The year was 1994. The alternative rock revolution was beginning to fade, the pop revolution had not yet begun and most mainstream listeners didn’t even know what an acoustic guitar was. It was in this year that Elliott Smith released his first solo album entitled Roman Candle. It was through this album’s stripped-down acoustics where generation-X was introduced to one of its only great singer/songwriters.

Though the album didn’t fully capture Smith’s capability as a musician, songs like “No Name #1” and “Roman Candle” gave listeners a preview of his musical abilities. It was the laid back vocal delivery and smooth guitar playing on these songs that brought swift critical and underground praise.

A year later, Smith returned with a self-titled second solo record. The style of the album didn’t deviate much from his previous effort, but it was a solid recording and continued his streak of critical praise. It wasn’t until two years later that he would record the album that defined him as one of the most talented musicians of our time.

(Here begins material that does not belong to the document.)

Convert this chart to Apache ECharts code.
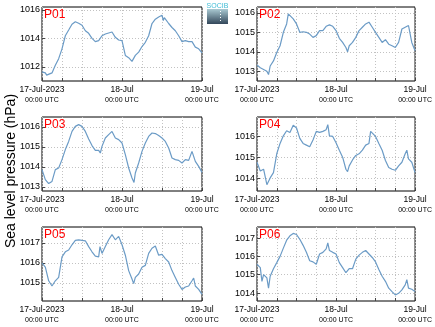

The album was Either/Or, and spread over twelve tracks was an eclectic compilation of fast and slow, rough and smooth acoustic songs incomparable to anything else of the time. Songs like “2:45 AM,” “Say Yes,” “Speed Trials” and, possibly his greatest song, “Angeles,” help to create what is essentially a folk rock masterpiece. Smith once again earned critical praise and continued to expand his relatively small, but ever-growing audience.

In the same year, he contributed songs to the soundtrack for “Good Will Hunting.” One of those tracks, “Miss Misery,” which was unreleased up to that point, was nominated for an Oscar. It was the movie’s exposure that enabled Smith to reach his largest audience, and mainstream America got a taste of what it had been missing out on.

He went on to release two more full-length records, XO in 1998 and Figure 8 two years later. And, while the quality of many artists’ albums tends to fade as their careers move on, Smith’s albums never did. Songs like “Waltz #2” and “Son of Sam” help complete these two recordings and show that Smith didn’t fall short of any high expectations his previous works had built for him.

Elliott Smith brought to music a style and voice that cannot be duplicated or replaced. He was an individual in a time of conformity and the voice for a sub-culture of a generation. His songs of addiction, relationships, loneliness and life provided the soundtrack for countless lives. And while there is definitely more to Elliott Smith than just his music, it is the songs he composed that will live forever, repeating inside the memories of those willing to listen.